This week, as many people travel home to be with their loved ones, thousands of families in this country will be denied the opportunity to be together. Whether it is because of the incarceration of a parent or child, the immigration detention system, or the so-called child “welfare” system, countless families will remain separated throughout the holidays. And nothing about this is new. Mass family separation traps families in these systems every year. Yet the devastation these families feel is not yet accompanied by the public outrage it deserves.

Family Separation is a Foundational Feature of the United States

In 2018, with the advent of Trump’s zero-tolerance immigration policy, family separation was at the forefront of the national conversation. Heartbreaking stories from the border rightfully caused immense backlash from experts and the public. Tens of thousands of people, all across the country, took to the streets to demand an end to these policies. The moral and scientific consensus was clear — family separation is unacceptable.

For many people, the idea of family separation remains synonymous with Trump’s horrific border policies. A quick Google search of the term yields hundreds of recent articles and websites that discuss the topic in this context. However, family separation didn’t start in 2018; it is a foundational feature of the United States.

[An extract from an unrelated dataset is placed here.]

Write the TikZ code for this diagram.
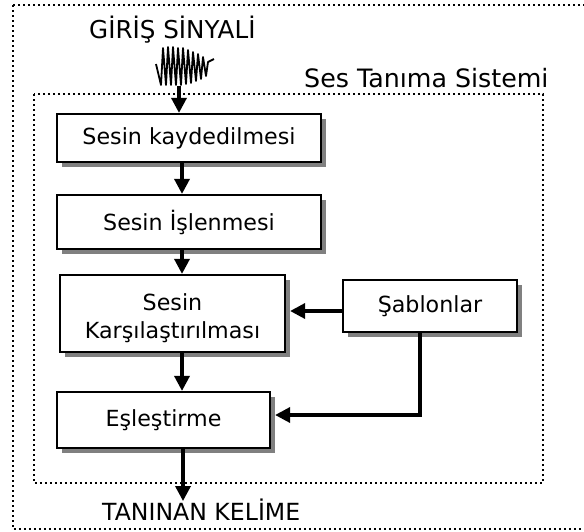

The US Was Founded on Family Separation: Slavery and Settler Colonialism

Like most carceral systems in this country, the roots of family separation can be traced back to slavery. Enslaved Black families were routinely torn apart, with family members being sold to other slave owners and sent to plantations far away never to see each other again. It is estimated that approximately one-third of enslaved children in the upper South experienced some form of family separation in their lives. Parents who were enslaved did not have rights to their children. Legally, their children could be abducted and sold without notice. In fact, images of infants and children being physically torn apart from their parents fueled the abolition movement in the 1800s. The threat of a loved one being sold to another slave owner was widely used as a method to control and punish Black families, much like how the state uses the threat of incarceration and the involvement of ‘child protective services’ to do the same today.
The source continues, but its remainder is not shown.